Leaving the pictures out, print the lines from the first line of the listing through the line containing "from matplotlib.font_manager import", exactly as they read, and no others.

__________

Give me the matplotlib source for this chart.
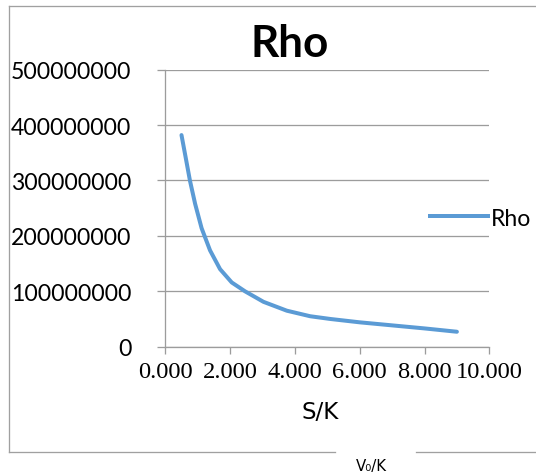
import matplotlib
matplotlib.use("Agg")
import matplotlib.pyplot as plt
from matplotlib.lines import Line2D
from matplotlib.font_manager import FontProperties

# Rho versus S/K
s_over_k = [0.5, 0.64, 0.76, 0.92, 1.12, 1.38, 1.69, 2.05, 2.46, 3.03, 3.75, 4.47,
            5.1, 6.0, 7.0, 8.0, 9.0]
rho = [382e6, 338e6, 300e6, 258e6, 214e6, 174e6, 140e6, 116e6, 100e6, 81e6, 65e6, 55e6,
       50e6, 44e6, 38.5e6, 33e6, 27e6]

x_ticks = [0, 2, 4, 6, 8, 10]
x_tick_labels = ["0.000", "2.000", "4.000", "6.000", "8.000", "10.000"]
y_ticks = [0, 100e6, 200e6, 300e6, 400e6, 500e6]
y_tick_labels = ["0", "100000000", "200000000", "300000000", "400000000", "500000000"]

W, H, DPI = 536, 477, 100
PT = 72 / DPI  # points per pixel

serif_fp = FontProperties(family=["Liberation Serif", "DejaVu Serif", "serif"],
                          size=24.5 * PT)
sans_fp = FontProperties(family=["Lato", "DejaVu Sans"], size=23 * PT)

fig = plt.figure(figsize=(W / DPI, H / DPI), dpi=DPI)
fig.patch.set_facecolor("white")

left, right, top, bottom = 165.3, 489.3, 70.7, 347.7
ax = fig.add_axes([left / W, 1 - bottom / H, (right - left) / W, (bottom - top) / H])

grid_c = "#9c9c9c"
line_c = "#5b9bd5"

ax.plot(s_over_k, rho, color=line_c, lw=4 * PT, solid_capstyle="round",
        solid_joinstyle="round", label="Rho", zorder=3)

ax.set_xlim(0, 10)
ax.set_ylim(0, 500e6)
ax.grid(axis="y", color=grid_c, lw=1.3 * PT)
ax.set_axisbelow(True)
for side in ("top", "right"):
    ax.spines[side].set_visible(False)
for side in ("left", "bottom"):
    ax.spines[side].set_color(grid_c)
    ax.spines[side].set_linewidth(1.3 * PT)

ax.tick_params(axis="y", direction="out", length=8 * PT, width=1.3 * PT, color=grid_c,
               pad=26 * PT)
ax.tick_params(axis="x", direction="out", length=7 * PT, width=1.3 * PT, color=grid_c,
               pad=7 * PT)

ax.set_xticks(x_ticks)
ax.set_xticklabels(x_tick_labels)
ax.set_yticks(y_ticks)
ax.set_yticklabels(y_tick_labels)

# Axis title
fig.text(320 / W, 1 - 413 / H, "S/K", ha="center", va="center",
         family="DejaVu Sans", fontsize=23 * PT)

# Chart title
fig.text(290 / W, 1 - 56.7 / H, "Rho", ha="center", va="baseline",
         family="Lato", weight="bold", fontsize=44 * PT)

# Legend
fig.legend(handles=[Line2D([], [], color=line_c, lw=4 * PT)], labels=["Rho"],
           loc="center left", bbox_to_anchor=(430 / W, 1 - 219 / H),
           frameon=False, handlelength=2.5, handletextpad=0.15,
           prop={"family": "Lato", "size": 23 * PT}, borderaxespad=0,
           borderpad=0)

# Chart border (open on the right, with a gap at the bottom)
bc = "#a0a0a0"
bw = 1.3 * PT


def seg(x0, y0, x1, y1):
    fig.add_artist(Line2D([x0 / W, x1 / W], [1 - y0 / H, 1 - y1 / H],
                          color=bc, lw=bw, transform=fig.transFigure))


seg(8.5, 6.7, W + 2, 6.7)
seg(8.5, 6.7, 8.5, 453)
seg(8.5, 453, 335, 453)
seg(416, 453, W + 2, 453)

fig.text(371 / W, 1 - 467 / H, "V\u2080/K", ha="center", va="center",
         family="DejaVu Sans", fontsize=15 * PT)

# Tick label fonts are applied once the ticks exist
fig.canvas.draw()
for lab in ax.get_xticklabels():
    lab.set_fontproperties(serif_fp)
for lab in ax.get_yticklabels():
    lab.set_fontproperties(sans_fp)

fig.savefig("out.png", dpi=DPI, facecolor="white")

__________

> **Output**:
Give me the matplotlib source for this chart.
import matplotlib
matplotlib.use("Agg")
import matplotlib.pyplot as plt
from matplotlib.lines import Line2D
from matplotlib.font_manager import FontProperties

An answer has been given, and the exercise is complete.